Orbital ATK's Rocket is a Next Generation Rocket? Unless they are like SpaceX's Reusable Rockets. Don't believe the Hype.

Proposed Orbital ATK rocket takes next step toward KSC launches

An agreement with the Air Force is the latest step in Orbital ATK's effort to ready a new rocket for launch from Kennedy Space Center by 2021. The agreement formalizes a plan that could lead to the Air Force certifying the company's proposed Next Generation Launch system, or NGL, to fly national security missions.

From article, (An agreement with the Air Force is the latest step in Orbital ATK’s effort to ready a new rocket for launch from Kennedy Space Center by 2021.

The agreement formalizes a plan that could lead to the Air Force certifying the company’s proposed Next Generation Launch system, or NGL, to fly national security missions.

The certification plan envisions two launches in 2021 by the intermediate version of the NGL rocket from KSC’s pad 39B, which NASA would share with its own deep space exploration rocket, the Space Launch System.
The NGL is one of several vehicles competing to win a new round of Air Force launch contracts.
The service this summer is expected to award initial agreements to three companies to continue developing prototypes of new or upgraded rockets.

Two of the three will be selected as soon as 2019 for launches beginning in 2022.

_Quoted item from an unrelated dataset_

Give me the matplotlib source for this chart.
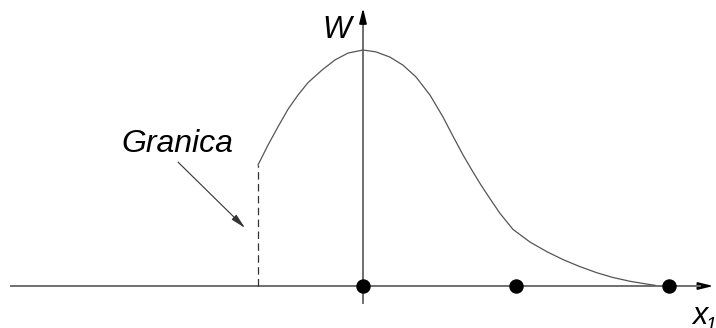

That will fulfill the Air Force's goal to end reliance on Russian rocket engines that now power many missions flown by United Launch Alliance’s Atlas V. The Air Force already has helped fund work on new propulsion systems by Orbital ATK, ULA, SpaceX and Aerojet Rocketdyne.
Orbital ATK is attempting to unseat incumbents ULA or SpaceX, the only companies certified to launch national security missions such as Global Positioning System, communications and missile warning satellites.

The NGL is based on the Solid Rocket Boosters once flown by NASA’s space shuttle, and that will help lift the space agency's 322-foot SLS rocket, which is targeting a first flight in late 2019 or 2020.

Upgrades include 12-foot-diameter booster segment casings made with composites instead of steel. A 
test-firing of the intermediate rocket’s first and second stages is planned in 2019 in Utah.
 Orbital ATK says it and the Air Force have jointly invested more than $200 million in the concept so far.)